Читаем Аллегории чтения. Фигуральный язык Руссо, Ницше, Рильке и Пруста полностью

Прямой коррелят таким образом понимаемой свободы упомянут в отрывке, следующем за этим определением, хотя связь между этими отрывками явно не установлена: свобода — это воля человека к изменению, или то, что Руссо не совсем точно называет «совершенствованием»[146]. Возможность преодоления, появляющаяся всюду, где бы ни связывались понятия природы и человека,— в «Опыте о происхождении языков» все призванные проиллюстрировать «естественный» язык человека примеры связаны с актами насилия[147] — превращает каждое свойство человека из определенного, замкнутого на себя и тотализирующего самое себя действия в открытую структуру: восприятие становится воображением, естественные потребности [besoins] — неосуществимыми страстями, ощущения оборачиваются бесконечным поиском знания,— и все это навсегда уводит человека от тождества с центром («Чем больше размышляем мы... тем более увеличивается в наших глазах дистанция между чистыми ощущениями и самыми несложными знаниями» [3:144; 56]). Последовательно используя тот же самый образец, Руссо совмещает открытие временности с актами трансгрессивной свободы: время относится к пространству так же, как воображение относится к восприятию, страсть — к потребности и т. д. Сама концепция будущего связана с возможностью свободного воображения; душа все еще порабощенного дикаря «не имеет никакого представления о будущем, как бы ни было оно близко, и его планы, ограниченные, как и кругозор его, едва простираются до конца текущего дня» (3:144; 56). Сознание смертности подобным же образом связано со свободой, отличающей человека от животного: «Знание того, что такое смерть и ужасы ее—это одно из первых приобретений, которые человек делает, отдаляясь от животного состояния» (3:143; 56).

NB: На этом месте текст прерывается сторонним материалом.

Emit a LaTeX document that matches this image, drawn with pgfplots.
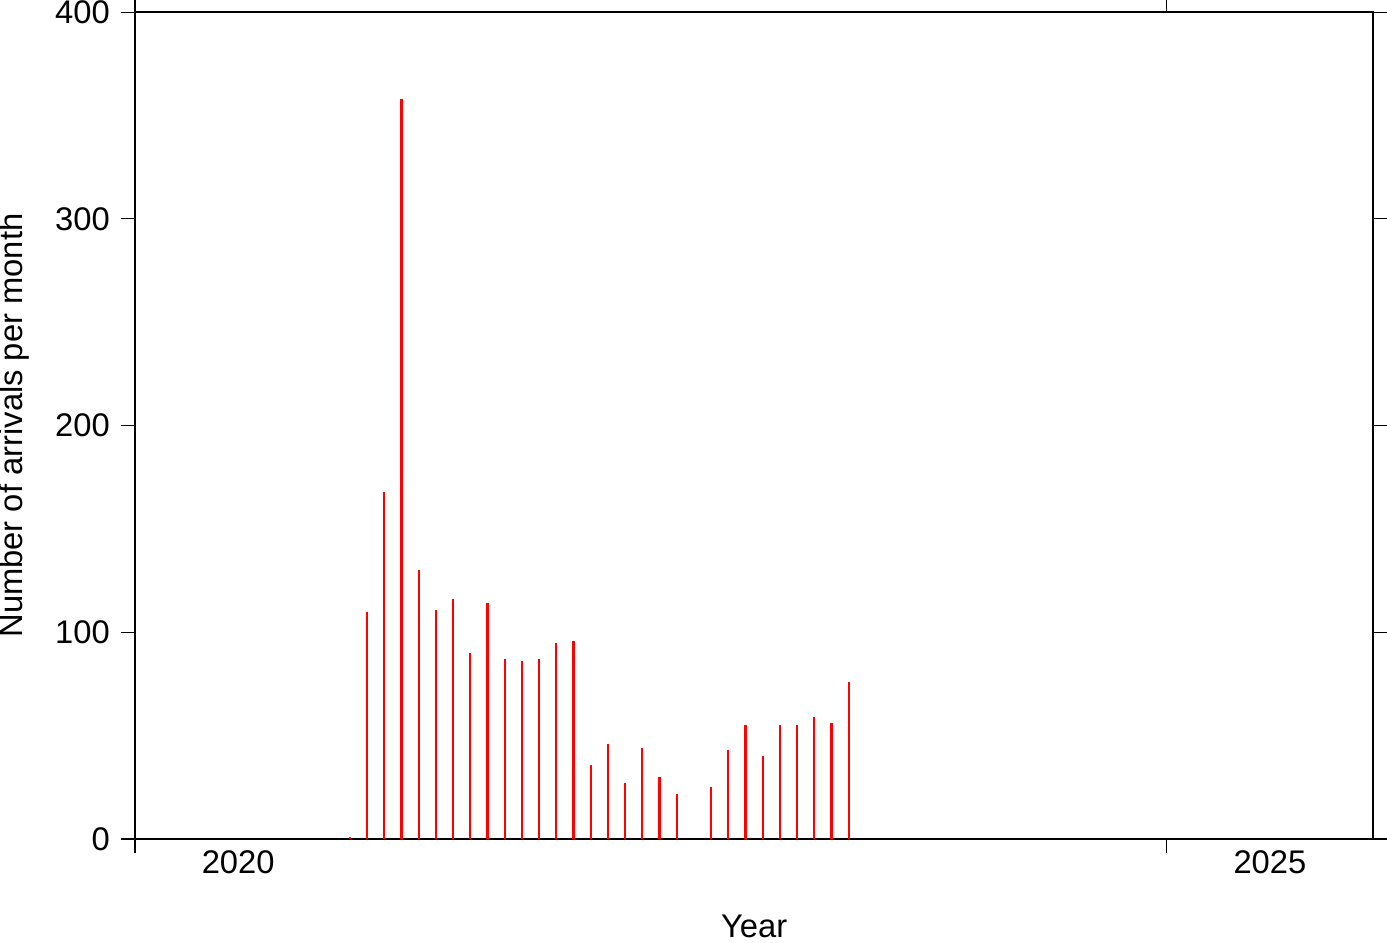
\documentclass[border=0pt]{standalone}
\usepackage{pgfplots}
\pgfplotsset{compat=1.18}
\usepackage{fontspec}
\setmainfont{Liberation Sans}
\begin{document}
\fontsize{11.8pt}{14pt}\selectfont
\begin{tikzpicture}
\begin{axis}[
  at={(0,0)}, anchor=south west,
  scale only axis,
  width=446.3pt, height=298.1pt,
  xmin=2020, xmax=2026, ymin=0, ymax=400,
  axis line style={line width=0.85pt},
  tick style={line width=0.4pt, black},
  tick align=outside,
  major tick length=5pt,
  xtick={2020,2025},
  xticklabels={},
  extra x ticks={2020.5,2025.5},
  extra x tick labels={2020,2025},
  extra x tick style={major tick length=0pt},
  ytick={0,100,200,300,400},
  yticklabel style={/pgf/number format/assume math mode=true},
  xticklabel style={/pgf/number format/assume math mode=true},
  ylabel={Number of arrivals per month},
  xlabel={Year},
  xlabel style={at={(axis description cs:0.5,0)}, anchor=base, yshift=-35.6pt},
  ylabel style={at={(axis description cs:-0.0977,0.5)}, anchor=center},
  clip=false,
]
\addplot[ycomb, red, line width=0.8pt, mark=none] table {
x y
2021.0417 1
2021.1250 110
2021.2083 168
2021.2917 358
2021.3750 130
2021.4583 111
2021.5417 116
2021.6250 90
2021.7083 114
2021.7917 87
2021.8750 86
2021.9583 87
2022.0417 95
2022.1250 96
2022.2083 36
2022.2917 46
2022.3750 27
2022.4583 44
2022.5417 30
2022.6250 22
2022.7917 25
2022.8750 43
2022.9583 55
2023.0417 40
2023.1250 55
2023.2083 55
2023.2917 59
2023.3750 56
2023.4583 76
};
\end{axis}
\pgfresetboundingbox
\path[use as bounding box] (-48.67pt,-37.13pt) rectangle (451.3pt,302.45pt);
\end{tikzpicture}
\end{document}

Это экзистенциальное понятие свободы само по себе впечатляет. Однако оно одно не может стать связью с политическими частями «Второго рассуждения». Оно объясняет высокую оценку любого исторического изменения, ведь прогресс неизбежно подразумевает регресс, и текст Руссо скрупулезно соблюдает равновесие между ними[148]. Невозможность прийти к рационально просвещенной антропологии объясняет неизбежность скачка в вымысел, ведь никакое человеческое действие, совершенное в прошлом или совершаемое в настоящем, не может полностью выражать природу человека или вести к ее постижению. Остается нерешенным вопрос, почему во второй части «Второго рассуждения» некоторым образом происходит возврат к конкретным реалиям политической жизни, причем применяется восстановленный в правах словарь нормативных оценок; почему, другими словами, методологический парадокс начала (любая попытка познать человека делает его познание невозможным) не останавливает текст в конце концов, после долгих колебаний, все же начинающийся: предшествующее первой части и играющее роль методологического введения предисловие, в свою очередь, введено еще одним предисловием. Чем характерные для первой части структуры свободы и совершенствования помогут нам в понимании политических структур второй части? И где искать структурное описание совершенствования в генетическом тексте, который, по-видимому, замкнут на самом себе и в котором совершенствование просто исполняет функцию организующей темы?

Отрывок о языке (3:146-151; 58-62) кажется отступлением, призванным показать, что перейти от природы к культуре при помощи одних лишь природных средств невозможно. Он параллелен построению, посвященному развитию технологии. Как таковой, он, по сути дела, выполняет второстепенную функцию, поскольку относится к полемическому, а не к систематическому аспекту «Второго рассуждения». Прав Старобинский, подчеркивающий, что этот отрывок написан «не столько для того, чтобы сформулировать связную теорию происхождения языка, сколько для того, чтобы продемонстрировать сложности, связанные с этим вопросом» (3:1322, прим.). На самом деле, весь отрывок выдержан в насмешливом тоне и направлен против всех тех, кто объясняет происхождение языка при посредстве категорий причины и следствия, притом что способность этих категорий производить что-либо сама зависит от происхождения, которое они призваны объяснить[149]. Методологическая тема, красной нитью проходящая через все «Второе рассуждение»,— настойчивое предупреждение против ошибочного согласия с преобладающим воззрением, неспособным объяснить собственное происхождение,— применима и к теории языка. Но не только к ней. Наука о языке — одна из областей, в которых появляется этот тип фетишизма (сводящий историю к природе), но это не единственная область. Та же самая ошибка встречается при рассмотрении этического суждения (Гоббс) или технологии. С этой точки зрения кажется, что отрывок о языке прежде всего исполняет критическую функцию и ничем не способен помочь прояснению главной проблемы текста — проблемы эпистемологического авторитета нормативной второй части.